[start DATA SHOWN]

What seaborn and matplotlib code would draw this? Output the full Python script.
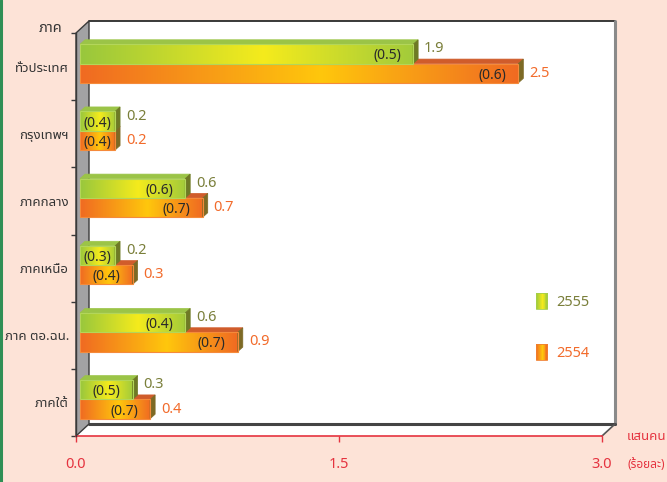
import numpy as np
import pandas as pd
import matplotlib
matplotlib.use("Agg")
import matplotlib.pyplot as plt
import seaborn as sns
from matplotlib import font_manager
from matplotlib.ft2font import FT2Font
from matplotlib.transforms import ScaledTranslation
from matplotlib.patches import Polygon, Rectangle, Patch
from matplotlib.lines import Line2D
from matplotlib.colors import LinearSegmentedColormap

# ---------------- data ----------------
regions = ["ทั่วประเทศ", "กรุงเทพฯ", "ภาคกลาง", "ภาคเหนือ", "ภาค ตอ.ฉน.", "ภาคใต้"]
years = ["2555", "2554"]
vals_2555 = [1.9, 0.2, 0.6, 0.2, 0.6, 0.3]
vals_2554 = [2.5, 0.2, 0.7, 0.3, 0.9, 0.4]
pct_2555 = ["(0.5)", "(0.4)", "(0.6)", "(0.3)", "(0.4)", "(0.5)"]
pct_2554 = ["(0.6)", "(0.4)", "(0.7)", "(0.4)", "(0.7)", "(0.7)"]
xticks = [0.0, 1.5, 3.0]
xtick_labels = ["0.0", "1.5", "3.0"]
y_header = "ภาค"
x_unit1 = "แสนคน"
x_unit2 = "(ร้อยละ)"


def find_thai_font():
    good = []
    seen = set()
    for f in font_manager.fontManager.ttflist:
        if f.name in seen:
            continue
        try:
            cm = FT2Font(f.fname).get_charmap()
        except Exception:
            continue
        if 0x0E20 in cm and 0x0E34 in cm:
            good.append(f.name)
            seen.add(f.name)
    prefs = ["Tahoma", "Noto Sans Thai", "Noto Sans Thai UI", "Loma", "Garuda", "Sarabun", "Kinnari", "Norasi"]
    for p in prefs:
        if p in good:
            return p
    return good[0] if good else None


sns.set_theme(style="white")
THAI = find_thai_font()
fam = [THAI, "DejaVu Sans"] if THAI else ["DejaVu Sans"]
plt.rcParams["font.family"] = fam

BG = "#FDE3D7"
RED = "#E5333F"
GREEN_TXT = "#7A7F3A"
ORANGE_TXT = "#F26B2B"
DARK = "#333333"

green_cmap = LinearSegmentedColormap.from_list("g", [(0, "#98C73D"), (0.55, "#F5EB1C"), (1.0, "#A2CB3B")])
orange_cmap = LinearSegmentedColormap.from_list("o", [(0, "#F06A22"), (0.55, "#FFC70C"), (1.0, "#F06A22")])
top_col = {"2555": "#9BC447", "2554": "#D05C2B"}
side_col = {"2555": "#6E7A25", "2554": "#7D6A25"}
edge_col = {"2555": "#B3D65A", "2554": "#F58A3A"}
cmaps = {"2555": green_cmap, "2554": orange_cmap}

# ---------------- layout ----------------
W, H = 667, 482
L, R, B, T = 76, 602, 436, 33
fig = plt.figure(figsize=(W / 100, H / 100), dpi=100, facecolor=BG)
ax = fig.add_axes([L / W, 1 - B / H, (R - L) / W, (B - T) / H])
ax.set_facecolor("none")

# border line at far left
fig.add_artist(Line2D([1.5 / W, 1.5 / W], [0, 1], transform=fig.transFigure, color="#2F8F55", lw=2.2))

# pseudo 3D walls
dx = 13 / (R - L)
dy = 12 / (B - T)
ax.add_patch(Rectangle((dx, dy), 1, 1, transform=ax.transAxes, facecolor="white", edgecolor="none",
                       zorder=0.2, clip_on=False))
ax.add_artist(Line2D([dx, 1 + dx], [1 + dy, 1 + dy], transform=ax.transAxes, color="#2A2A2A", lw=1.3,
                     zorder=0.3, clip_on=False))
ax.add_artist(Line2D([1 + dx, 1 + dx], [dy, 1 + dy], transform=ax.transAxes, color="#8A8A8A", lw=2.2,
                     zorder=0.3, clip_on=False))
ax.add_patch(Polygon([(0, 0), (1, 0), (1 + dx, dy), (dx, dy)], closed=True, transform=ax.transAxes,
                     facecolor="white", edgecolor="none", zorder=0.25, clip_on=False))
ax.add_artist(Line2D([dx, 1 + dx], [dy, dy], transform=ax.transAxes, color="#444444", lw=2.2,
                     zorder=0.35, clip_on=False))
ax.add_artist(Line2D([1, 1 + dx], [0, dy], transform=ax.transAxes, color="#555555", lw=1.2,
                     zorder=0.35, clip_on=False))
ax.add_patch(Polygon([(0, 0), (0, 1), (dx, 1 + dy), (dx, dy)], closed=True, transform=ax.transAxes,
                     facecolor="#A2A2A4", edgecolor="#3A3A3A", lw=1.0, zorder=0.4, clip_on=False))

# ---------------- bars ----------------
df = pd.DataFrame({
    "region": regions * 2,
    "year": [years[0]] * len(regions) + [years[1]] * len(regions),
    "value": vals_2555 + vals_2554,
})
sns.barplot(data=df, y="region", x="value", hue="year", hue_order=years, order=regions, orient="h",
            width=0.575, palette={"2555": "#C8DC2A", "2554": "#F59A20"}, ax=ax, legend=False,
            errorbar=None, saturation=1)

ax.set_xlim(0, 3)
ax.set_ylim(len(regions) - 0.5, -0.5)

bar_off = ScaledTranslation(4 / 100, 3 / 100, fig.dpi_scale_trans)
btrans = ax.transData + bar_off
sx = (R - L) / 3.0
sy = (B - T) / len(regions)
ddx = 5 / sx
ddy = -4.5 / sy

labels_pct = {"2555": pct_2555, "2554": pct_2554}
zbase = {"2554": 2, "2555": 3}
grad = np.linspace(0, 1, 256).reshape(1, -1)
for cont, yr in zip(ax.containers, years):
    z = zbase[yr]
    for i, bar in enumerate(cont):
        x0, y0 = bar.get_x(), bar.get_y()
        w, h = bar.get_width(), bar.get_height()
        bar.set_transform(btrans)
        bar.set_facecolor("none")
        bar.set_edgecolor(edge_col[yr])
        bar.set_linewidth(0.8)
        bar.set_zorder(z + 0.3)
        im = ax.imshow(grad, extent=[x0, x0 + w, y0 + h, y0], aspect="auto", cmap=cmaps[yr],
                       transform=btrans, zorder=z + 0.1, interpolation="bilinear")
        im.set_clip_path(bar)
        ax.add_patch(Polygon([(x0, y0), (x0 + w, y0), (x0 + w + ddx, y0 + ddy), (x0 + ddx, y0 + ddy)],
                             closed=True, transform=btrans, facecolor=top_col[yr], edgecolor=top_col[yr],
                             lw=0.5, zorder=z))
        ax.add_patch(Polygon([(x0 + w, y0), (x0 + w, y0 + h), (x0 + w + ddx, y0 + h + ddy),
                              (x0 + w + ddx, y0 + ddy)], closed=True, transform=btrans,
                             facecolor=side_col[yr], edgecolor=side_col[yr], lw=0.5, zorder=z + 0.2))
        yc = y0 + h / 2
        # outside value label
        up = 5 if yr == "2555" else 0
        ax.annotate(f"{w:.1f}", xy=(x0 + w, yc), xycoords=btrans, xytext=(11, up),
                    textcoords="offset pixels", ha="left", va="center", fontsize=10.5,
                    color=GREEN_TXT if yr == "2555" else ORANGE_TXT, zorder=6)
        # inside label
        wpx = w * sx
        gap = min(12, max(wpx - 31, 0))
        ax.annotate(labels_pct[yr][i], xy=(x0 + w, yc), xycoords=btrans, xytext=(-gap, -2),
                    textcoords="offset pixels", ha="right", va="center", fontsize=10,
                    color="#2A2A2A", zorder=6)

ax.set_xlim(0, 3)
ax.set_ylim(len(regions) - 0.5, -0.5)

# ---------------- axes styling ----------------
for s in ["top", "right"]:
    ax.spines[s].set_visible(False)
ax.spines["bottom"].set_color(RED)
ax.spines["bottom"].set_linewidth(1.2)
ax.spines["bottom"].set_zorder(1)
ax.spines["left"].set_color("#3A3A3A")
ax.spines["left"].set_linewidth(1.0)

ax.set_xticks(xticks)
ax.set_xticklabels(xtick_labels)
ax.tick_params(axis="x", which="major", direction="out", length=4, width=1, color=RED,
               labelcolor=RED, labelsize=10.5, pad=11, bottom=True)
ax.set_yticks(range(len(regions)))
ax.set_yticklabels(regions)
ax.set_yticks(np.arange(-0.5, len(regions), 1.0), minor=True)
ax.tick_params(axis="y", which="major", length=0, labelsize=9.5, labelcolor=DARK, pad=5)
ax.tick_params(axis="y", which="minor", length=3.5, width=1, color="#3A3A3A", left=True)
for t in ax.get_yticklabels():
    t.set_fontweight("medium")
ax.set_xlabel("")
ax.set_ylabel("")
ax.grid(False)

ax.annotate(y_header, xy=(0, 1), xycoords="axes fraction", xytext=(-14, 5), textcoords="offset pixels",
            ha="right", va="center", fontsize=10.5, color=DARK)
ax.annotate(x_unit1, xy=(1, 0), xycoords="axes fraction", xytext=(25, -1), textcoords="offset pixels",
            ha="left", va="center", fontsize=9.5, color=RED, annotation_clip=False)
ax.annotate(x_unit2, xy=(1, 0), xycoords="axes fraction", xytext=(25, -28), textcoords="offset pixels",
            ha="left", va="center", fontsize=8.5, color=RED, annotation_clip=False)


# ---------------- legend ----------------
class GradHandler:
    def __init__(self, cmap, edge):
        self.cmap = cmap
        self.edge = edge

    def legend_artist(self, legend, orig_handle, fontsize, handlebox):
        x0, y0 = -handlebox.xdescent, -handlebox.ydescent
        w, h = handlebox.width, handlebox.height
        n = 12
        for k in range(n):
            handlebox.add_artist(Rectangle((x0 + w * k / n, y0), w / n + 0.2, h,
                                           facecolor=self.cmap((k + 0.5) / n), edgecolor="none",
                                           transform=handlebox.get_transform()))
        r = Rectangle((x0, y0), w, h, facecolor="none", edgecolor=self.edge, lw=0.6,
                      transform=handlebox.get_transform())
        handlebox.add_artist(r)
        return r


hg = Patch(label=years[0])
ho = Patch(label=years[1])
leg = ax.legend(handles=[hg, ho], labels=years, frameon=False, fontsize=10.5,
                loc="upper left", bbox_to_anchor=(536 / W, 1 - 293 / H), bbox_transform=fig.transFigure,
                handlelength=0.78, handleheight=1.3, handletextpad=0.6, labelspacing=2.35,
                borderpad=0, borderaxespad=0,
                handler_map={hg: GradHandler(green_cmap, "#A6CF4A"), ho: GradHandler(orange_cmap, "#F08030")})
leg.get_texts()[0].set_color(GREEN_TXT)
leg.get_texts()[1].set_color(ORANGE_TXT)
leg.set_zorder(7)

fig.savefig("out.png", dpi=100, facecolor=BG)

[end DATA SHOWN]

AIM: Give again, word for word, every line from the top of the data above to the line holding "from matplotlib.colors import", inclusive, with the pictures left out.

THE RESULT:
What seaborn and matplotlib code would draw this? Output the full Python script.
import numpy as np
import pandas as pd
import matplotlib
matplotlib.use("Agg")
import matplotlib.pyplot as plt
import seaborn as sns
from matplotlib import font_manager
from matplotlib.ft2font import FT2Font
from matplotlib.transforms import ScaledTranslation
from matplotlib.patches import Polygon, Rectangle, Patch
from matplotlib.lines import Line2D
from matplotlib.colors import LinearSegmentedColormap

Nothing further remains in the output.